To be sure, part of any new US-Mexican coordination should include enhanced enforcement of immigration laws as well as adherence to treaties regarding refugees. The US is justified in seeking to keep its border from being overwhelmed by unregulated flows of people. Yet a long-lasting solution must include incentives for people in the three Northern Triangle countries (Guatemala, Honduras, and El Salvador) to not take such a perilous journey.
Media coverage of the migrant caravan makes clear that the vast majority are poor and merely seek a better life. They are not criminals or terrorists. Some may qualify as refugees if they can prove persecution or violent threats back home. Already, both the current president of Mexico as well as the incoming one have magnanimously offered to support the migrants who want to stay and work in Mexico.
Mexican leaders are searching for a constructive path that balances US demands to stop the caravan, popular sympathy among Mexicans for the Central Americans’ plight, their country’s migrant-friendly laws, and Mexico’s limited capacities to manage and care for migrants.
This intense political moment provides a chance to build a new regional consensus.
The incoming president, Andrés Manuel López Obrador, who will be sworn in Dec. 1, has been an advocate for protecting migrants’ rights and using job creation to reduce migration and crime. In a July letter to President Trump and a phone call this month, he pushed for joint development in both Central America and Mexico that would address poverty and border security.
On Friday, outgoing President Enrique Peña Nieto announced a program offering the migrants temporary identification documents, jobs, and education for their children, if they register for asylum to stay in southern Mexico. Some 1,700 have already sought asylum, according to Mexican officials. Officials will certainly encourage more to accept the offer.
In the past five years, the US has increased its aid to Central America. But it will take sustained and substantial money to diminish the migration flow. The US has not yet explored a well-regulated temporary worker program for Central Americans, which could bring income to their impoverished communities while meeting the need for low-skilled labor in certain US sectors. Canada and Mexico already run a successful temporary worker program which could be a model.

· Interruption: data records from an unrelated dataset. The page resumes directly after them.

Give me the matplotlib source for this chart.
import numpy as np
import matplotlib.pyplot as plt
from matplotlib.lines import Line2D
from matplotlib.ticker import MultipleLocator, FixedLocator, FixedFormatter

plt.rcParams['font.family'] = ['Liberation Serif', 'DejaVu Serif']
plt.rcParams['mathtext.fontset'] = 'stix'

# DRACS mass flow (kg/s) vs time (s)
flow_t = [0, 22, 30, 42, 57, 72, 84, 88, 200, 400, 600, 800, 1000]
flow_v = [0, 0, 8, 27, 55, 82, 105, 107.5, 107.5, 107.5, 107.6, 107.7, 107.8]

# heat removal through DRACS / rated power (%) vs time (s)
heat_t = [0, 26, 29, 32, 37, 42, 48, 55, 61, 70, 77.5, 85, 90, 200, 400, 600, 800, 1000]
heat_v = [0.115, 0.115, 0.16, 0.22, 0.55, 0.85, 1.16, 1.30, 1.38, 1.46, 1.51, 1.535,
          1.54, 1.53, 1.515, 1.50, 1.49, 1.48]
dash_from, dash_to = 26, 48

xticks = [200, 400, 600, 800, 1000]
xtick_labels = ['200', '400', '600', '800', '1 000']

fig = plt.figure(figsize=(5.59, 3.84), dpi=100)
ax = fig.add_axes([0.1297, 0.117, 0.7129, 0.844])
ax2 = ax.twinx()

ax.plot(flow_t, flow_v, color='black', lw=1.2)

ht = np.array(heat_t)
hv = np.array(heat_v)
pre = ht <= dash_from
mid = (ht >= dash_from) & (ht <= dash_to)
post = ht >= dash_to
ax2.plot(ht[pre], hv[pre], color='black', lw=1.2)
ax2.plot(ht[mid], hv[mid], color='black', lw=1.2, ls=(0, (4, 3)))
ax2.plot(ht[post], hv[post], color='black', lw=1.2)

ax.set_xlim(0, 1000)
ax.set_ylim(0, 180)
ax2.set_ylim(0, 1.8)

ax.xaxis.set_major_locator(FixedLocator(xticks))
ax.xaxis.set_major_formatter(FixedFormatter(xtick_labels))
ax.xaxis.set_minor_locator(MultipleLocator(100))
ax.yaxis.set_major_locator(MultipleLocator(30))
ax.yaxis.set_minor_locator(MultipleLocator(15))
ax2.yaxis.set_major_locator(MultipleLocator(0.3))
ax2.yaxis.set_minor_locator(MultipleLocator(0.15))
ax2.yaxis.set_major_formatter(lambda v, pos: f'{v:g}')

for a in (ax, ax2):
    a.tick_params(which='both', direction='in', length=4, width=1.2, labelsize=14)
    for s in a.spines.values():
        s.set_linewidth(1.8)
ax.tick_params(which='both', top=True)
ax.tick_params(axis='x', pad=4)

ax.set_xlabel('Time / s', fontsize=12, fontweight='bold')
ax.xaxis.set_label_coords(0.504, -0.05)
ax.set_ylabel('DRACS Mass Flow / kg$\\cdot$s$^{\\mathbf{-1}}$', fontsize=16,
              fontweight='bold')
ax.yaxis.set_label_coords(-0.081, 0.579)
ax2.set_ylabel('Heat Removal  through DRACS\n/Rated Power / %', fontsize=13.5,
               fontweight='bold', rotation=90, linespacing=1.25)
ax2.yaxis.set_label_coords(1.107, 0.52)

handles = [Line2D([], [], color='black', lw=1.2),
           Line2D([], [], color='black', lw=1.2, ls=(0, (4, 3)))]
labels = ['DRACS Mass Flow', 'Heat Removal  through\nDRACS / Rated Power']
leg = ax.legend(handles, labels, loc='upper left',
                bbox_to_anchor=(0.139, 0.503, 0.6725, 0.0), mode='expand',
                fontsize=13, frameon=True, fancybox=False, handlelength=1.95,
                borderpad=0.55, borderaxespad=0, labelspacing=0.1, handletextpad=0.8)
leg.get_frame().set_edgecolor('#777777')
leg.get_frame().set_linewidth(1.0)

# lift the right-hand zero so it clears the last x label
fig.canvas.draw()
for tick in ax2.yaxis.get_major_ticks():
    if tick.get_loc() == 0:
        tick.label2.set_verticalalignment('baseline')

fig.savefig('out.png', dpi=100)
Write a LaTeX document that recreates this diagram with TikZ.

At present there is insufficient capacity in Central America and Mexico to address the legitimate claims of individuals to be refugees fleeing persecution. Recognizing this, the government of Mexico invited the United Nations High Commissioner for Refugees to help individuals in the current caravan.
Over the past decade, views in Mexico toward immigration have evolved as more Mexicans returned from the US than sought to migrate there. Mexico now understands it must effectively control its border or manage entering migrants. One big reason: to reduce organized crime, which makes more than $1 billion a year from migration, according to some estimates.
Mexican authorities steadily deepened cooperation with the US along their common border. In the south, they have only started to strengthen feeble management of the border. One sign of this shift is that Mexico has sent home some 500,000 Central Americans who entered without proper documentation.
Mr. Trump’s plans to bolster border security hardly begin to address the core issues. A far better move would be solutions that improve long-term cooperation with a Mexico that wants to become a better partner.